Abstract

A coupled physical‐biological‐chemical model is used to study the effect of upwelling‐favorable and downwelling‐favorable winds on carbon biogeochemistry on the continental shelf off the southeast Australian mainland. Along the continental shelf, from 30°S to 34°S, upwelling‐favorable winds, with the aid of bottom Ekman transport, bring dissolved‐inorganic‐carbon (DIC)‐rich slope waters onto the shelf, increasing the carbon held in shelf waters. For downwelling‐favorable winds, bottom Ekman transport still lifts slope waters onto the shelf, but the slope water transport, and therefore carbon held, is reduced compared with the upwelling scenario.
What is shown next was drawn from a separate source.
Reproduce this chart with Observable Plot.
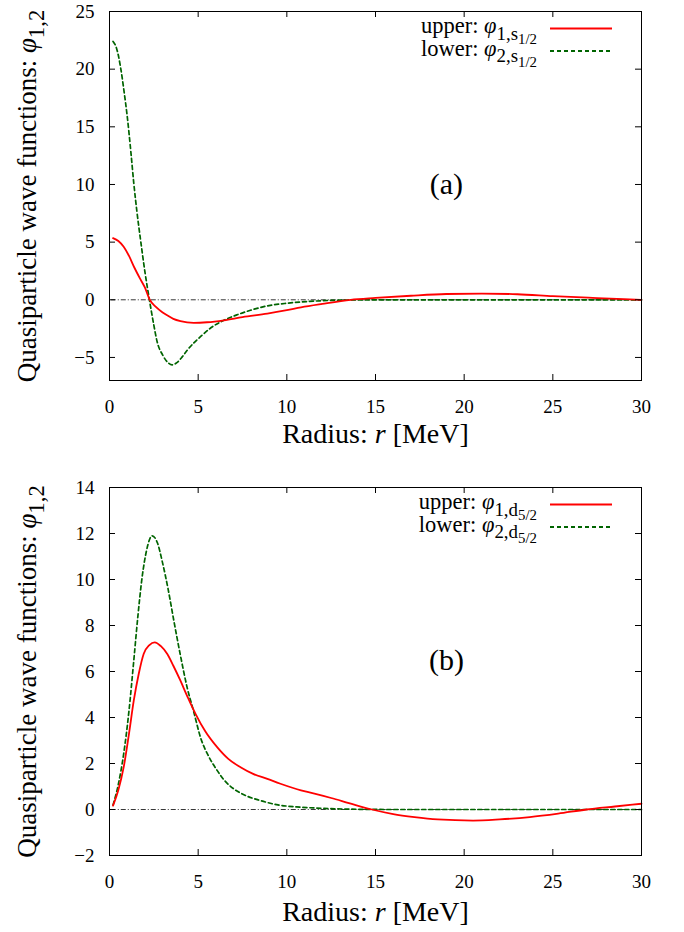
<!DOCTYPE html>
<html>
<head>
<meta charset="utf-8">
<script src="https://cdn.jsdelivr.net/npm/d3@7"></script>
<script src="https://cdn.jsdelivr.net/npm/@observablehq/plot@0.6"></script>
<style>
  body { margin: 0; background: #fff; }
  #chart svg { display: block; font-family: "Liberation Serif", "DejaVu Serif", serif !important; }
  #chart text, #chart tspan { white-space: pre; font-family: "Liberation Serif", "DejaVu Serif", serif !important; }
</style>
</head>
<body>
<div id="chart"></div>
<script>
// ---------- data ----------
const radiusTicks = [0, 5, 10, 15, 20, 25, 30];
const yTicksA = [-5, 0, 5, 10, 15, 20, 25];
const yTicksB = [-2, 0, 2, 4, 6, 8, 10, 12, 14];
const zeroLine = [0];

// panel (a): s1/2
const rUpperA = [0.2, 0.5, 0.8, 1.1, 1.4, 1.7, 2.0, 2.27, 2.6, 3.0, 3.25, 3.6, 4.0, 4.75, 5.5, 6.45, 7.5, 8.9, 10, 10.8, 12, 13.6, 15, 17, 19, 21, 23, 25, 27, 29, 30];
const vUpperA = [5.35, 5.1, 4.6, 3.8, 2.8, 1.9, 1.05, 0.0, -0.6, -1.1, -1.35, -1.65, -1.85, -2.0, -1.95, -1.78, -1.5, -1.2, -0.9, -0.65, -0.35, 0.0, 0.16, 0.35, 0.5, 0.54, 0.48, 0.32, 0.18, 0.05, 0.0];
const rLowerA = [0.2, 0.4, 0.62, 0.8, 1.0, 1.2, 1.37, 1.55, 1.75, 2.0, 2.25, 2.5, 2.68, 3.0, 3.3, 3.53, 3.8, 4.1, 4.37, 4.75, 5.13, 5.7, 6.45, 7.2, 7.95, 9, 10, 10.8, 12, 13.5, 15, 20, 25, 30];
const vLowerA = [22.4, 21.8, 20.2, 18.3, 15.9, 12.9, 10.1, 7.6, 5.2, 2.4, 0.0, -2.2, -3.6, -4.8, -5.45, -5.64, -5.45, -4.95, -4.4, -3.75, -3.2, -2.45, -1.78, -1.3, -0.91, -0.5, -0.3, -0.19, -0.08, -0.02, 0, 0, 0, 0];

// panel (b): d5/2
const rUpperB = [0.2, 0.5, 0.8, 1.1, 1.37, 1.65, 1.93, 2.25, 2.55, 2.9, 3.25, 3.6, 4.0, 4.4, 4.85, 5.4, 6.07, 6.7, 7.39, 8.1, 8.9, 9.64, 10.8, 11.5, 12.5, 13.5, 14.8, 16, 17.2, 18.5, 20.5, 22, 23.7, 25.3, 26.9, 28.5, 30];
const vUpperB = [0.17, 0.85, 1.84, 3.3, 4.74, 5.9, 6.77, 7.15, 7.27, 7.1, 6.77, 6.25, 5.6, 4.9, 4.16, 3.4, 2.71, 2.2, 1.84, 1.55, 1.33, 1.12, 0.83, 0.7, 0.5, 0.28, 0.0, -0.2, -0.33, -0.43, -0.48, -0.43, -0.33, -0.18, 0.0, 0.13, 0.25];
const rLowerB = [0.2, 0.5, 0.8, 1.1, 1.37, 1.6, 1.84, 2.1, 2.4, 2.7, 2.97, 3.3, 3.63, 4.0, 4.38, 4.75, 5.13, 5.6, 6.07, 6.5, 7.0, 7.7, 8.5, 9.5, 10.8, 12, 14, 16, 20, 25, 30];
const vLowerB = [0.2, 1.1, 2.42, 4.3, 6.48, 8.4, 10.1, 11.3, 11.9, 11.6, 10.8, 9.6, 8.2, 6.7, 5.3, 4.25, 3.14, 2.3, 1.7, 1.25, 0.9, 0.6, 0.39, 0.2, 0.1, 0.05, 0.01, 0, 0, 0, 0];

// ---------- styling ----------
const FONT = "Liberation Serif, DejaVu Serif, serif";
const W = 684, ML = 109, MR = 43, H = 466;
const RED = "#ff0000", GREEN = "#006400";
const GREEN_DASH = "4,3";

// rich text helper: parts = [text, level, italic]
function rich(sel, base, parts) {
  sel.text(null);
  const sizes = [1, 0.84, 0.66];
  const offs = [0, 0.3, 0.5];
  let prev = 0;
  for (const [t, lvl, it] of parts) {
    const ts = sel.append("tspan")
      .attr("font-size", (base * sizes[lvl]).toFixed(2))
      .attr("dy", ((offs[lvl] - offs[prev]) * base).toFixed(2))
      .text(t);
    if (it) ts.attr("font-style", "italic");
    prev = lvl;
  }
}
function richByContent(svg, plain, base, parts) {
  svg.querySelectorAll("text").forEach(el => {
    if (el.textContent === plain) rich(d3.select(el), base, parts);
  });
}

function panel(cfg) {
  const innerH = H - cfg.marginTop - cfg.marginBottom;
  const innerW = W - ML - MR;
  const yLabel = "Quasiparticle wave functions: φ1,2";
  const xLabel = "Radius: r [MeV]";
  const svg = Plot.plot({
    width: W, height: H,
    marginLeft: ML, marginRight: MR, marginTop: cfg.marginTop, marginBottom: cfg.marginBottom,
    style: {fontFamily: FONT, fontSize: "19px", color: "black", background: "white"},
    x: {domain: [0, 30]},
    y: {domain: cfg.yDomain},
    marks: [
      Plot.ruleY(zeroLine, {x1: 0.1, x2: 30, stroke: "#222", strokeWidth: 0.9, strokeDasharray: "5,2,1,2"}),
      Plot.line(cfg.rLower, {x: cfg.rLower, y: cfg.vLower, stroke: GREEN, strokeWidth: 1.7, strokeDasharray: GREEN_DASH, curve: "monotone-x"}),
      Plot.line(cfg.rUpper, {x: cfg.rUpper, y: cfg.vUpper, stroke: RED, strokeWidth: 1.8, curve: "monotone-x"}),
      // inward ticks on all four sides
      Plot.tickX(radiusTicks, {x: d => d, insetTop: innerH - 6, stroke: "black"}),
      Plot.tickX(radiusTicks, {x: d => d, insetBottom: innerH - 6, stroke: "black"}),
      Plot.tickY(cfg.yTicks, {y: d => d, insetRight: innerW - 6, stroke: "black"}),
      Plot.tickY(cfg.yTicks, {y: d => d, insetLeft: innerW - 6, stroke: "black"}),
      Plot.frame({stroke: "black", strokeWidth: 1}),
      Plot.axisX({ticks: radiusTicks, tickSize: 0, tickPadding: 19, label: null, fontSize: 19}),
      Plot.axisY({ticks: cfg.yTicks, tickSize: 0, tickPadding: 15, label: null, fontSize: 19}),
      Plot.text([xLabel], {frameAnchor: "bottom", dy: cfg.xLabelDy, fontSize: 28, lineAnchor: "middle", text: d => d}),
      Plot.text([yLabel], {frameAnchor: "left", textAnchor: "middle", dx: -82, rotate: -90, fontSize: 27, lineAnchor: "middle", text: d => d}),
      Plot.text([cfg.tag], {x: cfg.tagPos[0], y: cfg.tagPos[1], fontSize: 30, lineAnchor: "middle", text: d => d})
    ]
  });
  richByContent(svg, xLabel, 28, [["Radius: ", 0], ["r", 0, true], [" [MeV]", 0]]);
  richByContent(svg, yLabel, 27, [["Quasiparticle wave functions: ", 0], ["φ", 0, true], ["1,2", 1]]);

  // legend (inside the frame, top right)
  const g = d3.select(svg).append("g").attr("font-family", FONT);
  cfg.legend.forEach((e, i) => {
    const yb = cfg.marginTop + 22 + i * 22.5;
    const t = g.append("text").attr("x", 537).attr("y", yb).attr("text-anchor", "end").attr("fill", "black");
    rich(t, 22.5, e.parts);
    g.append("line").attr("x1", 550).attr("x2", 612).attr("y1", yb - 4.5).attr("y2", yb - 4.5)
      .attr("stroke", e.color).attr("stroke-width", 1.8).attr("stroke-dasharray", e.dash);
  });
  return svg;
}

const chart = document.getElementById("chart");
chart.appendChild(panel({
  rUpper: rUpperA, vUpper: vUpperA, rLower: rLowerA, vLower: vLowerA,
  yTicks: yTicksA, yDomain: [-7, 25], marginTop: 11, marginBottom: 86, xLabelDy: 54,
  tag: "(a)", tagPos: [19, 10],
  legend: [
    {parts: [["upper: ", 0], ["φ", 0, true], ["1,s", 1], ["1/2", 2]], color: RED, dash: null},
    {parts: [["lower: ", 0], ["φ", 0, true], ["2,s", 1], ["1/2", 2]], color: GREEN, dash: GREEN_DASH}
  ]
}));
chart.appendChild(panel({
  rUpper: rUpperB, vUpper: vUpperB, rLower: rLowerB, vLower: vLowerB,
  yTicks: yTicksB, yDomain: [-2, 14], marginTop: 21, marginBottom: 77, xLabelDy: 57,
  tag: "(b)", tagPos: [19, 6.5],
  legend: [
    {parts: [["upper: ", 0], ["φ", 0, true], ["1,d", 1], ["5/2", 2]], color: RED, dash: null},
    {parts: [["lower: ", 0], ["φ", 0, true], ["2,d", 1], ["5/2", 2]], color: GREEN, dash: GREEN_DASH}
  ]
}));
</script>
</body>
</html>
Under upwelling‐favorable winds, filaments of DIC and dissolved‐inorganic‐nitrogen (DIN)‐rich water reaching the surface produce an outgassing near the site of upwelling and absorption downstream due to primary productivity. In a region of the ocean that is generally absorbing, the net effect of upwelling is a reduced absorption of atmospheric CO2 as a result of the ratio of deep DIC and DIN (12.2:1 mol C:mol N) being greater than the Redfield ratio (6.625). Carbon fluxes in the waters off the southeast Australian mainland are variable in space, with the transport of continental shelf waters to deep waters occurring mainly where alongshore currents separate from the coast and flow over the 200‐m isobath.